A while ago, the Liberal Conspiracy website inadvertently entertained us with the musings of Zohra Moosa, who was, sadly, “tired of spending so much of my time defending the most basic principles of what I stand for,” and, worse, “justifying why social and environmental justice are worth spending a lot of society’s money on.” Instead, Ms Moosa longed for “a space where these ideas are a given and the debate is about how best to actualize them.” As we’ve discussed elsewhere, radical socialist principles are so much easier to have if one isn’t obliged to defend them or explain how they might work. Explaining what “social and environmental justice” entails and why it should command “a lot of society’s money” is, it seems, an enormously fatiguing business and would, according to Ms Moosa, only “serve to distract.”
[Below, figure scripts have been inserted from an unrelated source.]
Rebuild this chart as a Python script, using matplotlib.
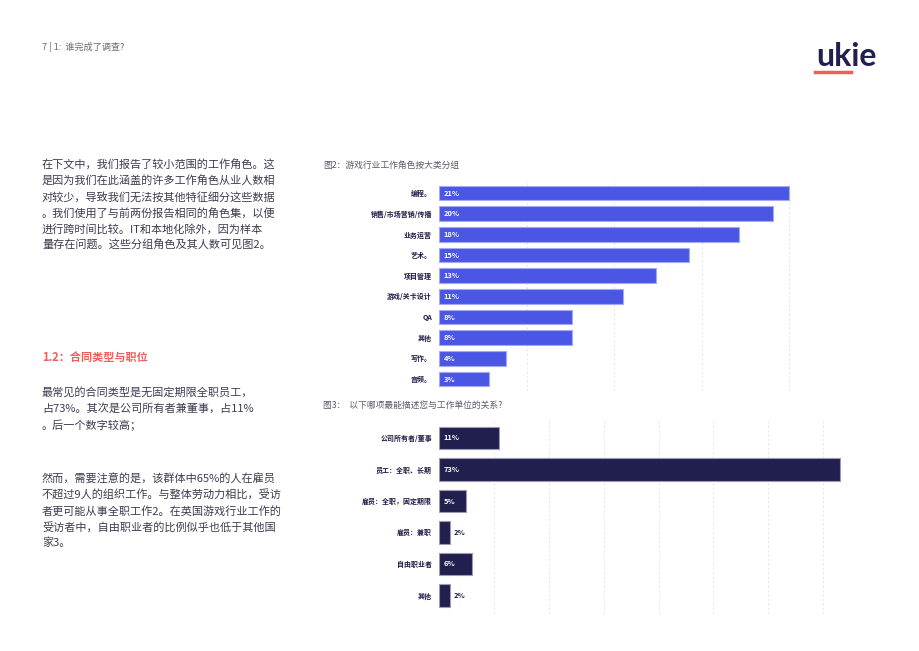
import matplotlib.pyplot as plt
import numpy as np

plt.rcParams['font.family'] = ['Noto Sans CJK SC', 'DejaVu Sans']

# figure 2 data
roles = ['编程。', '销售/市场营销/传播', '业务运营', '艺术。', '项目管理',
         '游戏/关卡设计', 'QA', '其他', '写作。', '音频。']
role_pct = [21, 20, 18, 15, 13, 11, 8, 8, 4, 3]

# figure 3 data
contracts = ['公司所有者/董事', '员工：全职、长期', '雇员：全职，固定期限',
             '雇员：兼职', '自由职业者', '其他']
contract_pct = [11, 73, 5, 2, 6, 2]

para1 = ['在下文中，我们报告了较小范围的工作角色。这',
         '是因为我们在此涵盖的许多工作角色从业人数相',
         '对较少，导致我们无法按其他特征细分这些数据',
         '。我们使用了与前两份报告相同的角色集，以便',
         '进行跨时间比较。IT和本地化除外，因为样本',
         '量存在问题。这些分组角色及其人数可见图2。']
para2 = ['最常见的合同类型是无固定期限全职员工，',
         '占73%。其次是公司所有者兼董事，占11%',
         '。后一个数字较高；']
para3 = ['然而，需要注意的是，该群体中65%的人在雇员',
         '不超过9人的组织工作。与整体劳动力相比，受访',
         '者更可能从事全职工作2。在英国游戏行业工作的',
         '受访者中，自由职业者的比例似乎也低于其他国',
         '家3。']

W, H = 920, 651
fig = plt.figure(figsize=(W / 100, H / 100), dpi=100)
text_col = '#3d3c50'

def px(x, y):
    return x / W, 1 - y / H

# header and logo
fig.text(*px(42, 47), '7 | 1:  谁完成了调查?', fontsize=6.6, color='#6b6b7b', va='center')
fig.text(*px(846, 56), 'ukie', fontsize=23, fontweight='bold', color='#221f4f',
         family='Lato', ha='center', va='center')
fig.add_artist(plt.Line2D([815 / W, 851 / W], [1 - 72 / H, 1 - 72 / H],
                          color='#f25c5c', lw=2.5))

# left column text
for i, line in enumerate(para1):
    fig.text(*px(42, 165 + 16 * i), line, fontsize=8, color=text_col, va='center')
fig.text(*px(42, 357), '1.2：合同类型与职位', fontsize=8, fontweight='bold',
         color='#f25c5c', va='center')
for i, line in enumerate(para2):
    fig.text(*px(42, 392 + 16.5 * i), line, fontsize=8, color=text_col, va='center')
for i, line in enumerate(para3):
    fig.text(*px(42, 479 + 16 * i), line, fontsize=8, color=text_col, va='center')

# chart titles
fig.text(*px(323, 165), '图2：游戏行业工作角色按大类分组', fontsize=6.3, color='#5a5a6a', va='center')
fig.text(*px(323, 405), '图3：  以下哪项最能描述您与工作单位的关系?', fontsize=6.3,
         color='#5a5a6a', va='center')


def bar_chart(rect, labels, values, xmax, step, color, edge, label_col, min_inside):
    ax = fig.add_axes(rect)
    y = np.arange(len(labels))
    ax.barh(y, values, height=0.7, color=color, edgecolor=edge, linewidth=0.8, zorder=3)
    ax.set_xlim(0, xmax)
    ax.set_ylim(len(labels) - 0.4, -0.6)
    ax.set_xticks(np.arange(step, xmax + 0.01, step))
    ax.grid(axis='x', color='#e8e8ec', linestyle=(0, (2, 2)), linewidth=0.8, zorder=0)
    ax.tick_params(length=0, labelbottom=False)
    ax.set_yticks(y)
    ax.set_yticklabels(labels, fontsize=5, fontweight='bold', color=label_col)
    ax.tick_params(axis='y', pad=5)
    for s in ax.spines.values():
        s.set_visible(False)
    for yi, v in zip(y, values):
        if v >= min_inside:
            ax.annotate(f'{v}%', (0, yi), xytext=(3.5, 0), textcoords='offset points',
                        va='center', fontsize=5.4, fontweight='bold', color='white', zorder=4)
        else:
            ax.annotate(f'{v}%', (v, yi), xytext=(2.5, 0), textcoords='offset points',
                        va='center', fontsize=5.4, fontweight='bold', color=label_col, zorder=4)
    return ax


# chart 2: rows 193..379, x 439..877
sp2 = (379 - 193) / 9
top2, bot2 = 193 - 0.6 * sp2, 379 + 0.6 * sp2
bar_chart([439 / W, 1 - bot2 / H, 438 / W, (bot2 - top2) / H], roles, role_pct,
          26.25, 5.25, '#4b57e4', '#a3a9f2', '#1f1d45', 3)

# chart 3: rows 438..595.5, x 439..878
sp3 = (595.5 - 438) / 5
top3, bot3 = 438 - 0.6 * sp3, 595.5 + 0.6 * sp3
bar_chart([439 / W, 1 - bot3 / H, 439 / W, (bot3 - top3) / H], contracts, contract_pct,
          80, 10, '#211f4d', '#9b99b5', '#1f1d45', 4)

fig.savefig('out.png', dpi=100)
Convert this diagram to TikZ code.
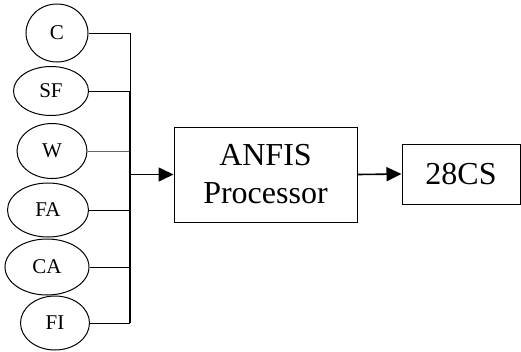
\documentclass[tikz,border=0pt]{standalone}
\usepackage{fontspec}
\setmainfont{Liberation Serif}
\usetikzlibrary{shapes.geometric,arrows.meta}

\begin{document}
\begin{tikzpicture}[x=1pt,y=-1pt,
    input/.style={draw,ellipse,line width=1pt,inner sep=0pt,
        font=\fontsize{21}{24}\selectfont},
    block/.style={draw,rectangle,line width=1pt,inner sep=0pt,align=center,
        font=\fontsize{32}{38}\selectfont},
    feed/.style={line width=1pt},
    flow/.style={line width=1.6pt,-{Triangle[length=15pt,width=14pt]}}]
    \useasboundingbox (0,0) rectangle (521,351);

    % inputs
    \node[input,minimum width=62pt,minimum height=58pt] (c)  at (57,33)  {C};
    \node[input,minimum width=75pt,minimum height=49pt] (sf) at (51,91)  {SF};
    \node[input,minimum width=70pt,minimum height=55pt] (w)  at (52,151) {W};
    \node[input,minimum width=81pt,minimum height=54pt] (fa) at (48,210) {FA};
    \node[input,minimum width=84pt,minimum height=56pt] (ca) at (47,267) {CA};
    \node[input,minimum width=69pt,minimum height=54pt] (fi) at (55,323) {FI};

    % blocks
    \node[block,minimum width=183pt,minimum height=95pt] (anfis) at (265.5,174.5) {ANFIS\\Processor};
    \node[block,minimum width=118pt,minimum height=60pt] (out) at (461,174) {28CS};

    % bus points
    \coordinate (jc)  at (130,33);
    \coordinate (jsf) at (130,91);
    \coordinate (jw)  at (130,151);
    \coordinate (jfa) at (130,210);
    \coordinate (jca) at (130,267);
    \coordinate (jfi) at (130,323);
    \coordinate (jin) at (130,174.5);

    % feeds into the bus
    \draw[feed] (c.east) -- (jc) -- (jsf);
    \draw[feed] (sf.east) -- (jsf);
    \draw[line width=0.5pt,black!60] (w.east) -- (jw);
    \draw[feed] (fa.east) -- (jfa);
    \draw[feed] (ca.east) -- (jca);
    \draw[feed] (fi.east) -- (jfi);
    \draw[line width=1.6pt] (jsf) -- (jfi);

    % arrows
    \draw[flow] (jin) -- (anfis.west);
    \draw[flow] (anfis.east) -- (out.west);
\end{tikzpicture}
\end{document}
A more recent article, by Red Pepper contributor Laurie Penny, adopts a similar approach with a passionate rumination on “hypermasculinity” and “the madness of young men.” Ms Penny describes herself as a “socialist, feminist, deviant, reprobate, queer, addict, literature student, journalist and sometime blogger.” Her article begins thus,
Hypermasculinity, like hyperfemininity, is a pose of the powerless. There is a reason you don’t see gangs of City bankers stalking Moorgate and Maylebone with long knives and hoods pulled down over their heads – and it’s not because they’ve been better brought up.
Adamant stuff, if not entirely convincing. You’ll notice there’s no mention of the considerable number of working class youths who don’t roam the streets armed with knives intent on looking menacing. Instead, it is simply asserted that criminality and thuggish posturing are “poses of the powerless” and nothing at all to do with how children are raised. Or indeed with whether they’re raised in any meaningful sense of the word.
When you’ve got money and status and class and education and power, you don’t need to act out physical prowess and aggression because it’s not all you’ve got.
Well, perhaps; though this assertion is somewhat at odds with the very next sentence.
The hard-working ladies at Spearmint Rhino might well testify to the fact that City lads too are prone to the odd bout of gibbon-like strutting and howling.
At this point one might wonder why it is that some boys from very humble beginnings nevertheless go on to achieve varying degrees of “status, class, education and power” – perhaps even as City bankers – while others from similar backgrounds do not. One might think this a subject worthy of mulling, perhaps even research. Though, clearly, Ms Penny doesn’t. Instead, such details are brushed aside in favour of a statement that is much less intriguing but undoubtedly true.
Finer minds than mine have discussed this function of the culture of young male violence.